Our Suan, a girl of unusual grace and beauty, a third year student at the University in Hanoi, shakes her head and in broken Russian expresses her unbelief. She has discovered something about her country that she did not know. From time to time she asks a question but the only answer she gets is a smile and a nod of the head: it is clear that the hostess does not understand.
I would have never thought that I would find in Vietnam, on the threshold of the year 2 000, some ethnic groups that are still living in such a primitive way. The hunters still use the same crossbows and poisoned arrows as their ancestors, the fishermen use the same nets and traps. With few exceptions, the forest provides all that is needed, wood, game, fruit. Even the bark of trees can be woven and we are using it as a cloth to put on our elephants' back.
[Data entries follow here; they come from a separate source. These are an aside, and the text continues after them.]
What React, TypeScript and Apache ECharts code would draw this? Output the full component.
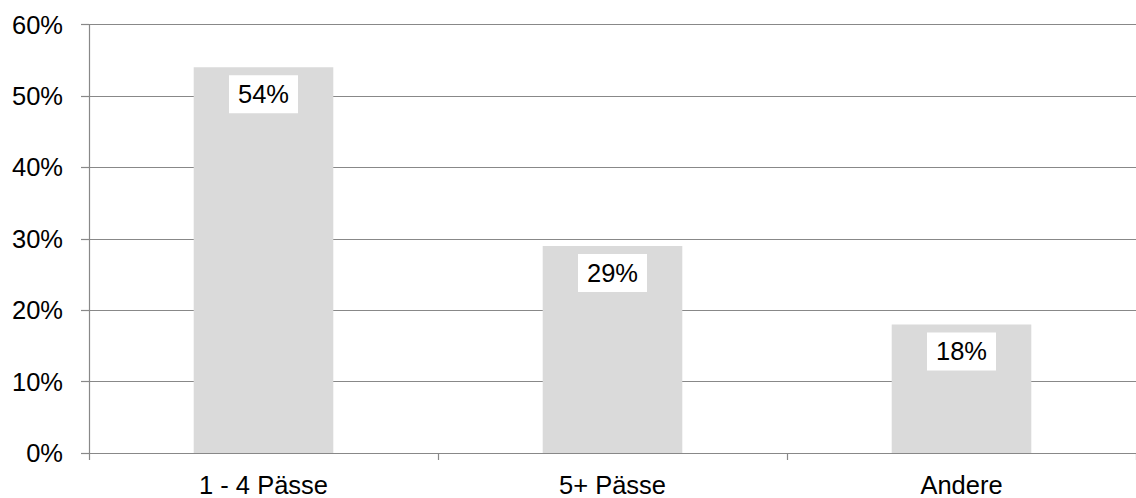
import React, { useEffect, useRef } from "react";
import * as echarts from "echarts";

const categories = ["1 - 4 Pässe", "5+ Pässe", "Andere"];
const values = [54, 29, 18];
const yTicks = [0, 10, 20, 30, 40, 50, 60];

export default function App() {
  const ref = useRef<HTMLDivElement>(null);
  useEffect(() => {
    if (!ref.current) return;
    const chart = echarts.init(ref.current, null, { renderer: "svg" });
    const font = "Arial, 'Liberation Sans', sans-serif";
    chart.setOption({
      animation: false,
      backgroundColor: "#ffffff",
      grid: { left: 89, right: -3, top: 24.5, bottom: 42, containLabel: false },
      xAxis: {
        type: "category",
        data: categories,
        axisLine: { show: true, lineStyle: { color: "#888888", width: 1.2 } },
        axisTick: { show: true, alignWithLabel: false, length: 7, lineStyle: { color: "#888888", width: 1.2 } },
        axisLabel: { color: "#000", fontSize: 25.5, fontFamily: font, margin: 19 },
        splitLine: { show: false },
      },
      yAxis: {
        type: "value",
        min: yTicks[0],
        max: yTicks[yTicks.length - 1],
        interval: 10,
        axisLine: { show: true, lineStyle: { color: "#888888", width: 1.2 } },
        axisTick: { show: true, length: 8, lineStyle: { color: "#888888", width: 1.2 } },
        axisLabel: {
          color: "#000",
          fontSize: 25.5,
          fontFamily: font,
          margin: 26,
          formatter: (v: number) => `${v}%`,
        },
        splitLine: { show: true, lineStyle: { color: "#888888", width: 1.2 } },
      },
      series: [
        {
          type: "bar",
          data: values,
          barWidth: "40%",
          itemStyle: { color: "#dadada" },
          label: {
            show: true,
            position: "insideTop",
            distance: 8,
            formatter: (p: any) => `${p.value}%`,
            color: "#000",
            fontSize: 25.5,
            fontFamily: font,
            backgroundColor: "#ffffff",
            padding: [6, 9, 6, 9],
            lineHeight: 26,
          },
        },
      ],
    });
    return () => chart.dispose();
  }, []);
  return (
    <div
      ref={ref}
      style={{ position: "absolute", left: 0, top: 0, width: 1136, height: 498 }}
    />
  );
}
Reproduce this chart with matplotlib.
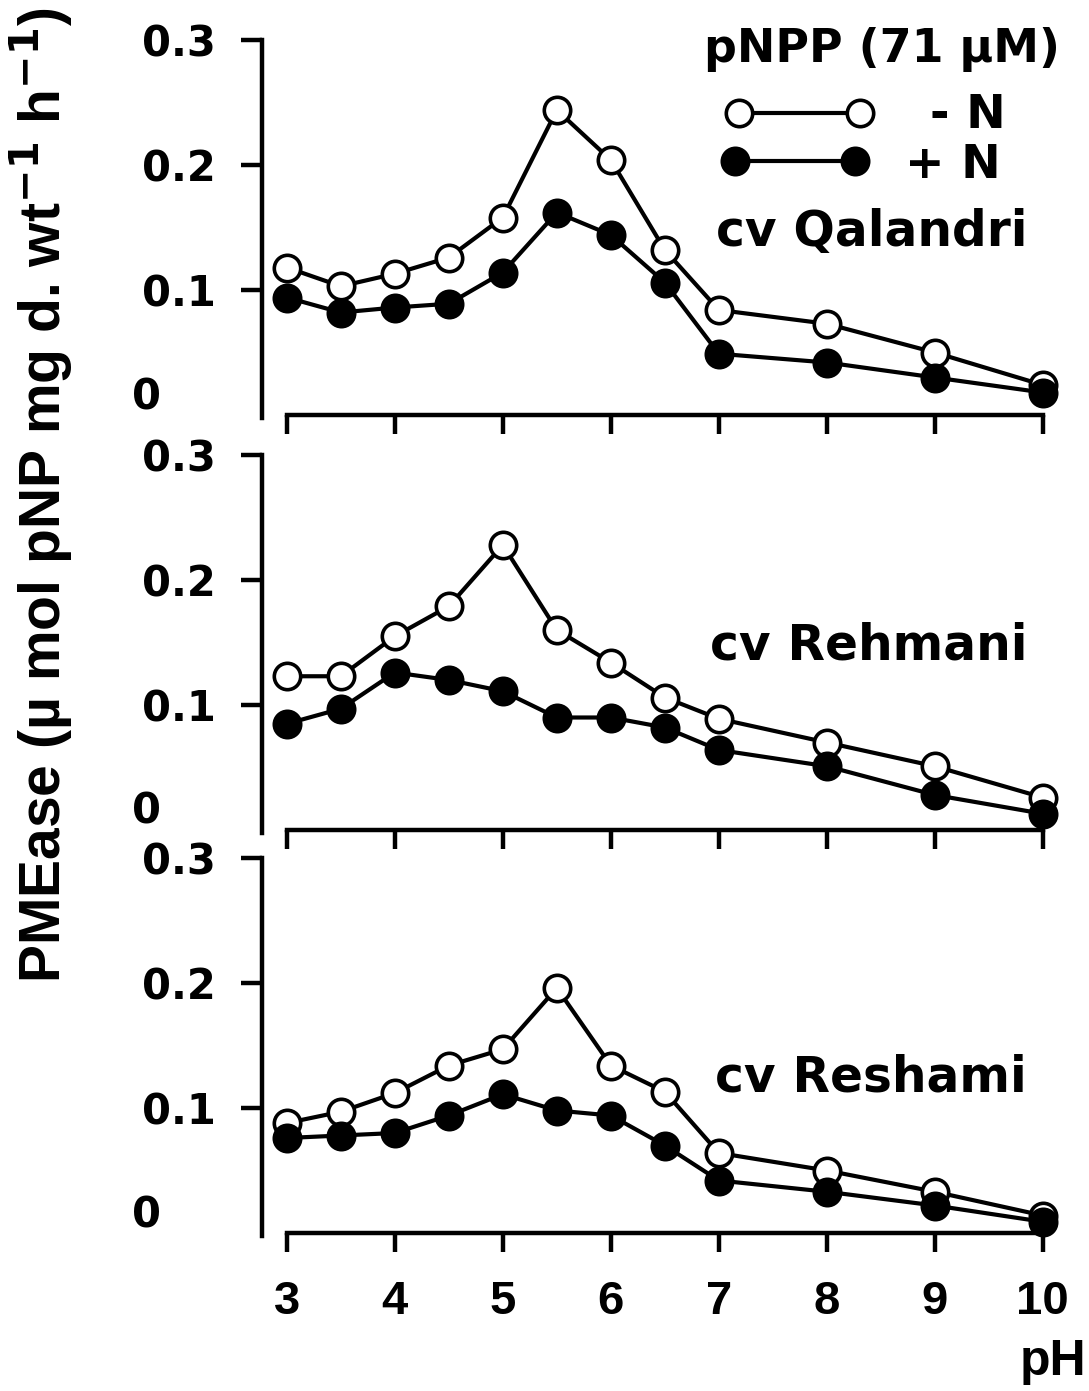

On the next day we are invited to participate in a bloody ceremony, the sacrifice of a water buffalo. Already at dawn one can feel the solemnity of the feast. The day is bright, with a cobalt blue sky. On a clearing in the center of the village a water buffalo is tied to some sturdy bamboo poles in the midst of a macabre concert of screams, drums, and sacred gongs. The animal, spooked, tries in vain to free himself. Then music and screams cease and the buffalo waits, with flared nostrils: the air is thick with the presence of death. Two men, with sharp knives cut the tendons of his back legs. With a long wail the poor animal collapses. At this point he is pierced several times by spears, but not in his vital organs. The crowd breaks out in collective hysterics while the victim dies an agonizing death. It is a big day: the more the animal suffers, the further the evil spirits will be driven away. The feast ends with a lavish banquet, two steps away from the victim's blood.
The life of the Jarai is divided in two stages. For ten months they work in rice paddies, or in corn fields. They also grow sweet potatoes, cereals, manioca, tobacco. During the other two months they take care of building and repairing their huts, and they make pots, baskets, canoes. This is also the time when
marriages are celebrated. From time to time the men go hunting and come back with a deer.
I ask about tiger hunting and I am told that a few years ago, a tiger killed a little girl who was gathering fire wood. But men usually do not go out of their way to hunt tigers.
We leave the next day. At night we rest next to a bonfire, lying on hammocks among the bamboo trees. The full moon seems enormous. Here we are, away from everything, among insects and poisonous snakes. But all these things mean nothing compared to the magnificence of nature.
While crickets chirp, Kuang, an Hanoi clerk, reminds us that the Vietnam jungle was the scene of bloody battles during the war. When he was a boy, 27 years ago, he was involved in the attack against the Pleiku American base, where 8 American soldiers and at least 2,000 Vietnamese soldiers were killed. It was the beginning of the United States' involvement in a war that lasted ten years.
Our adventure is just about finished and we take leave of our friends, including the elephants, our indispensable giant companions, with whom we have shared unforgettable days in the spirit of the great explorations of other times.